## What is asked
Without copying any pictures, restate exactly the lines from the start of the records through the line containing "yscale = alt.Scale(domain=y_domain, nice=False, zero=False)".

(Dataset rows)
------------------------------------------------------------------------

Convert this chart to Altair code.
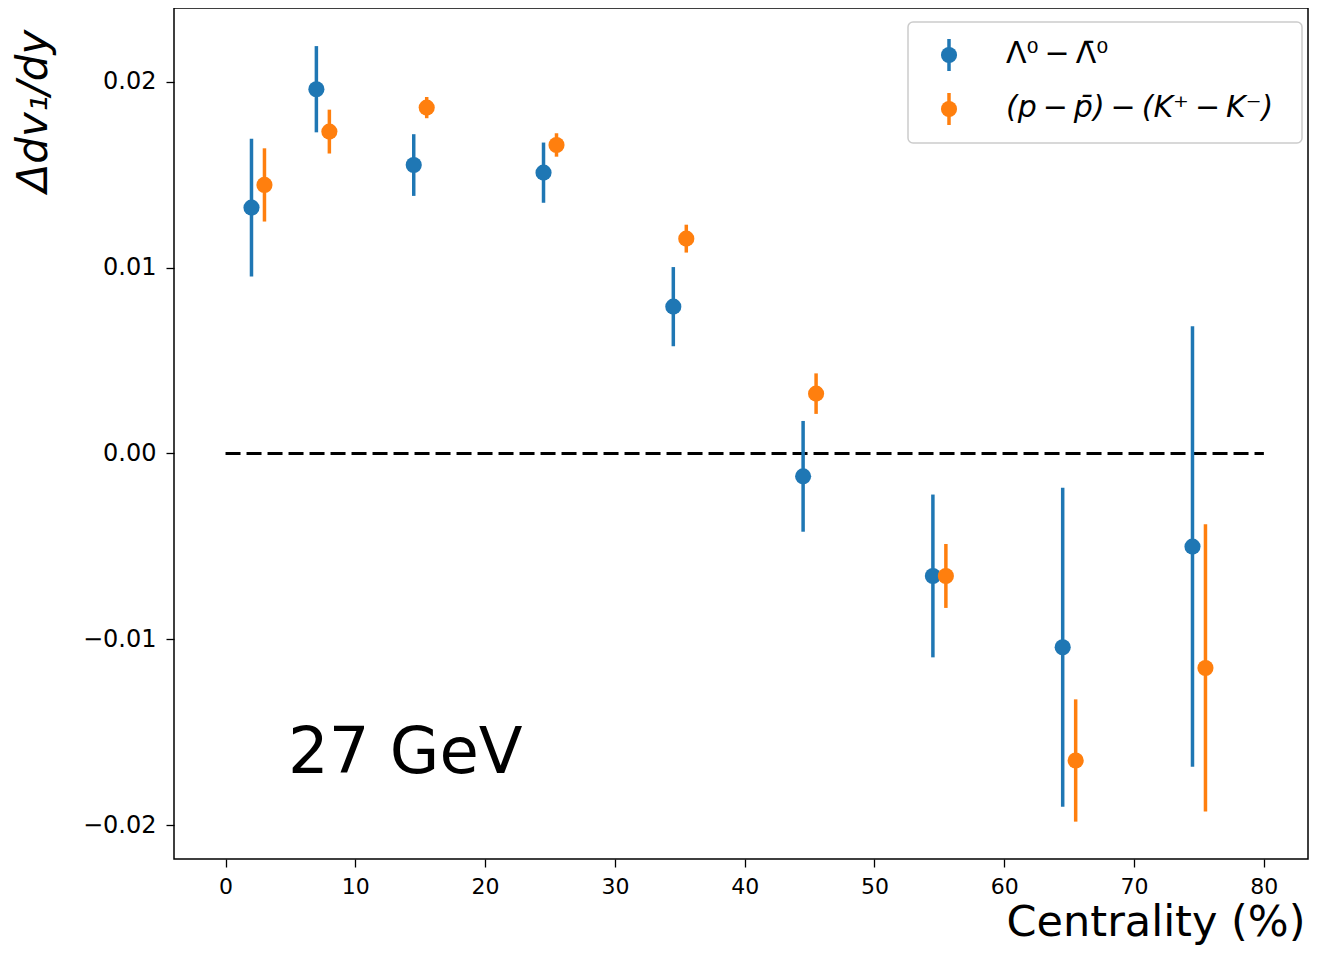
import altair as alt
import pandas as pd

# ---- data ----
centrality_lambda = [2.0, 7.0, 14.5, 24.5, 34.5, 44.5, 54.5, 64.5, 74.5]
dv1_lambda = [0.01323, 0.01960, 0.01552, 0.01511, 0.00790, -0.00123, -0.00659, -0.01043, -0.00501]
err_lambda = [0.00371, 0.00232, 0.00166, 0.00162, 0.00213, 0.00298, 0.00438, 0.00858, 0.01185]

centrality_pk = [3.0, 8.0, 15.5, 25.5, 35.5, 45.5, 55.5, 65.5, 75.5]
dv1_pk = [0.01445, 0.01732, 0.01861, 0.01660, 0.01156, 0.00322, -0.00659, -0.01652, -0.01154]
err_pk = [0.00197, 0.00118, 0.00057, 0.00063, 0.00075, 0.00109, 0.00172, 0.00329, 0.00773]

series_names = ["Λ⁰\u2009−\u2009Λ̄⁰", "(p\u2009−\u2009p̄)\u2009−\u2009(K⁺\u2009−\u2009K⁻)"]
series_styles = ["normal", "italic"]
series_colors = ["#1f77b4", "#ff7f0e"]

x_ticks = [0, 10, 20, 30, 40, 50, 60, 70, 80]
y_ticks = [-0.02, -0.01, 0.0, 0.01, 0.02]
x_domain = [-3.97, 83.4]
y_domain = [-0.02182, 0.02397]

ref_line = pd.DataFrame({"x": [0.0], "x2": [80.0], "y": [0.0]})

W, H = 1134, 851
FONT = "DejaVu Sans"


def frame(xs, ys, es):
    return pd.DataFrame({
        "x": xs, "y": ys,
        "lo": [v - e for v, e in zip(ys, es)],
        "hi": [v + e for v, e in zip(ys, es)],
    })


d_lambda = frame(centrality_lambda, dv1_lambda, err_lambda)
d_pk = frame(centrality_pk, dv1_pk, err_pk)

xscale = alt.Scale(domain=x_domain, nice=False, zero=False)
yscale = alt.Scale(domain=y_domain, nice=False, zero=False)

x_axis = alt.Axis(
    values=x_ticks, format="d", title="Centrality (%)", grid=False,
    labelFont=FONT, labelFontSize=22, labelColor="#000000", labelPadding=9,
    tickSize=8, tickColor="#000000", tickWidth=1.3, domain=False,
    titleFont=FONT, titleFontSize=43, titleFontWeight="normal", titleColor="#000000",
    titleAnchor="end", titleAlign="right", titleX=1131, titleY=76,
    titleBaseline="alphabetic",
)
y_axis = alt.Axis(
    values=y_ticks, format=".2f", title="Δdv₁/dy", grid=False,
    labelFont=FONT, labelFontSize=24, labelColor="#000000", labelPadding=10,
    tickSize=8, tickColor="#000000", tickWidth=1.3, domain=False,
    titleFont=FONT, titleFontSize=42, titleFontStyle="italic", titleFontWeight="normal",
    titleColor="#000000", titleAngle=270, titleAlign="left", titleBaseline="alphabetic",
    titleX=-128, titleY=184,
)

zero_line = alt.Chart(ref_line).mark_rule(
    color="black", strokeWidth=3, strokeDash=[15, 6]
).encode(
    x=alt.X("x:Q", scale=xscale, axis=x_axis),
    x2="x2:Q",
    y=alt.Y("y:Q", scale=yscale, axis=y_axis),
)


def series(df, color):
    bars = alt.Chart(df).mark_rule(color=color, strokeWidth=3.5).encode(
        x=alt.X("x:Q", scale=xscale), y=alt.Y("lo:Q", scale=yscale), y2="hi:Q"
    )
    pts = alt.Chart(df).mark_circle(color=color, size=260, opacity=1).encode(
        x=alt.X("x:Q", scale=xscale), y=alt.Y("y:Q", scale=yscale)
    )
    return [bars, pts]


# ---- legend (drawn by hand, like matplotlib's) ----
legend_box = alt.Chart(pd.DataFrame({"k": [0]})).mark_rect(
    fill="white", fillOpacity=0.85, stroke="#cccccc", strokeWidth=1.5, cornerRadius=5
).encode(x=alt.value(734), x2=alt.value(1128), y=alt.value(14), y2=alt.value(135))

legend_layers = []
for i, (name, col, sty) in enumerate(zip(series_names, series_colors, series_styles)):
    cy = 47 + 54 * i
    d = pd.DataFrame({"label": [name]})
    legend_layers.append(
        alt.Chart(d).mark_rule(color=col, strokeWidth=3.5).encode(
            x=alt.value(775), y=alt.value(cy - 16), y2=alt.value(cy + 16)
        )
    )
    legend_layers.append(
        alt.Chart(d).mark_circle(color=col, size=260, opacity=1).encode(
            x=alt.value(775), y=alt.value(cy)
        )
    )
    legend_layers.append(
        alt.Chart(d).mark_text(
            align="left", baseline="alphabetic", font=FONT, fontSize=30,
            fontStyle=sty, color="black"
        ).encode(x=alt.value(832), y=alt.value(cy + 8), text="label:N")
    )

energy_label = alt.Chart(pd.DataFrame({"t": ["27 GeV"]})).mark_text(
    align="left", baseline="alphabetic", font=FONT, fontSize=64, color="black"
).encode(x=alt.value(114), y=alt.value(765), text="t:N")

chart = alt.layer(
    zero_line,
    *series(d_lambda, series_colors[0]),
    *series(d_pk, series_colors[1]),
    legend_box,
    *legend_layers,
    energy_label,
).properties(
    width=W, height=H,
    autosize=alt.AutoSizeParams(type="none"),
    padding={"left": 166, "top": 0, "right": 1, "bottom": 87},
).configure(
    background="white"
).configure_view(
    stroke="black", strokeWidth=1.5
)

chart.save("out.html", embed_options={"renderer": "svg", "actions": False})
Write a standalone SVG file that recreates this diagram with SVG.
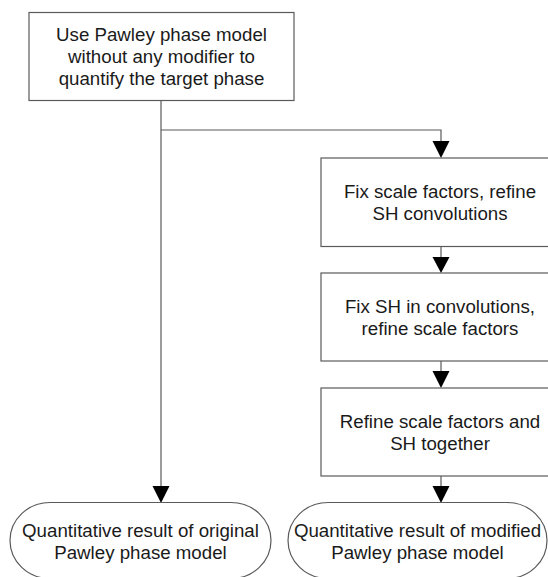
<svg xmlns="http://www.w3.org/2000/svg" width="548" height="577" viewBox="0 0 548 577">
<style>
.box{fill:#fff;stroke:#5a5a5a;stroke-width:1.2}
.t{font-family:"Liberation Sans",Arial,sans-serif;font-size:18.7px;fill:#1a1a1a;text-anchor:middle}
.ln{fill:none;stroke:#5a5a5a;stroke-width:1.2}
.ah{fill:#000}
</style>
<rect width="548" height="577" fill="#fff"/>
<g id="connectors">
<path class="ln" d="M161,101 V487"/>
<path class="ln" d="M161,130 H441 V142"/>
<path class="ln" d="M441,247 V258"/>
<path class="ln" d="M441,361 V372"/>
<path class="ln" d="M441,476 V487"/>
<polygon class="ah" points="152.5,486 169.5,486 161,503"/>
<polygon class="ah" points="432.5,141 449.5,141 441,158"/>
<polygon class="ah" points="432.5,257 449.5,257 441,273"/>
<polygon class="ah" points="432.5,371 449.5,371 441,388"/>
<polygon class="ah" points="432.5,486 449.5,486 441,503"/>
</g>
<g id="start">
<rect class="box" x="29" y="12.5" width="265" height="88"/>
<text class="t" x="161.5" y="41">Use Pawley phase model</text>
<text class="t" x="161.5" y="63">without any modifier to</text>
<text class="t" x="161.5" y="85">quantify the target phase</text>
</g>
<g id="step1">
<rect class="box" x="321" y="158" width="240" height="88.5"/>
<text class="t" x="440" y="197.5">Fix scale factors, refine</text>
<text class="t" x="440" y="219.5">SH convolutions</text>
</g>
<g id="step2">
<rect class="box" x="321" y="273" width="240" height="88"/>
<text class="t" x="440" y="312.5">Fix SH in convolutions,</text>
<text class="t" x="440" y="334.5">refine scale factors</text>
</g>
<g id="step3">
<rect class="box" x="321" y="388" width="240" height="88"/>
<text class="t" x="440" y="428">Refine scale factors and</text>
<text class="t" x="440" y="450">SH together</text>
</g>
<g id="result-original">
<path class="box" d="M50,502.5 H231 A40,38 0 0 1 231,578.5 H50 A40,38 0 0 1 50,502.5 Z"/>
<text class="t" x="140.5" y="536.5">Quantitative result of original</text>
<text class="t" x="140.5" y="558.5">Pawley phase model</text>
</g>
<g id="result-modified">
<path class="box" d="M328,502.5 H507 A40,38 0 0 1 507,578.5 H328 A40,38 0 0 1 328,502.5 Z"/>
<text class="t" x="417.5" y="536.5">Quantitative result of modified</text>
<text class="t" x="417.5" y="558.5">Pawley phase model</text>
</g>
</svg>
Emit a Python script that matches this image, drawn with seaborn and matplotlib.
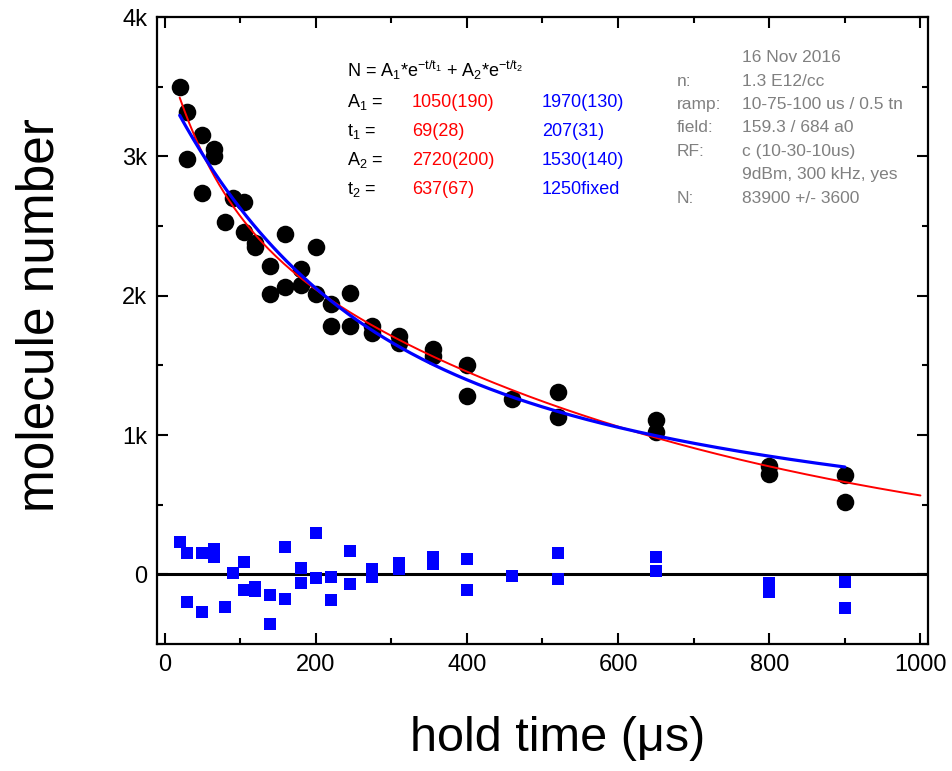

------------------------------------------------------------------------

## Correct response
Convert this chart to Altair code.
import altair as alt
import pandas as pd

# ---- data ----
centrality_lambda = [2.0, 7.0, 14.5, 24.5, 34.5, 44.5, 54.5, 64.5, 74.5]
dv1_lambda = [0.01323, 0.01960, 0.01552, 0.01511, 0.00790, -0.00123, -0.00659, -0.01043, -0.00501]
err_lambda = [0.00371, 0.00232, 0.00166, 0.00162, 0.00213, 0.00298, 0.00438, 0.00858, 0.01185]

centrality_pk = [3.0, 8.0, 15.5, 25.5, 35.5, 45.5, 55.5, 65.5, 75.5]
dv1_pk = [0.01445, 0.01732, 0.01861, 0.01660, 0.01156, 0.00322, -0.00659, -0.01652, -0.01154]
err_pk = [0.00197, 0.00118, 0.00057, 0.00063, 0.00075, 0.00109, 0.00172, 0.00329, 0.00773]

series_names = ["Λ⁰\u2009−\u2009Λ̄⁰", "(p\u2009−\u2009p̄)\u2009−\u2009(K⁺\u2009−\u2009K⁻)"]
series_styles = ["normal", "italic"]
series_colors = ["#1f77b4", "#ff7f0e"]

x_ticks = [0, 10, 20, 30, 40, 50, 60, 70, 80]
y_ticks = [-0.02, -0.01, 0.0, 0.01, 0.02]
x_domain = [-3.97, 83.4]
y_domain = [-0.02182, 0.02397]

ref_line = pd.DataFrame({"x": [0.0], "x2": [80.0], "y": [0.0]})

W, H = 1134, 851
FONT = "DejaVu Sans"


def frame(xs, ys, es):
    return pd.DataFrame({
        "x": xs, "y": ys,
        "lo": [v - e for v, e in zip(ys, es)],
        "hi": [v + e for v, e in zip(ys, es)],
    })


d_lambda = frame(centrality_lambda, dv1_lambda, err_lambda)
d_pk = frame(centrality_pk, dv1_pk, err_pk)

xscale = alt.Scale(domain=x_domain, nice=False, zero=False)
yscale = alt.Scale(domain=y_domain, nice=False, zero=False)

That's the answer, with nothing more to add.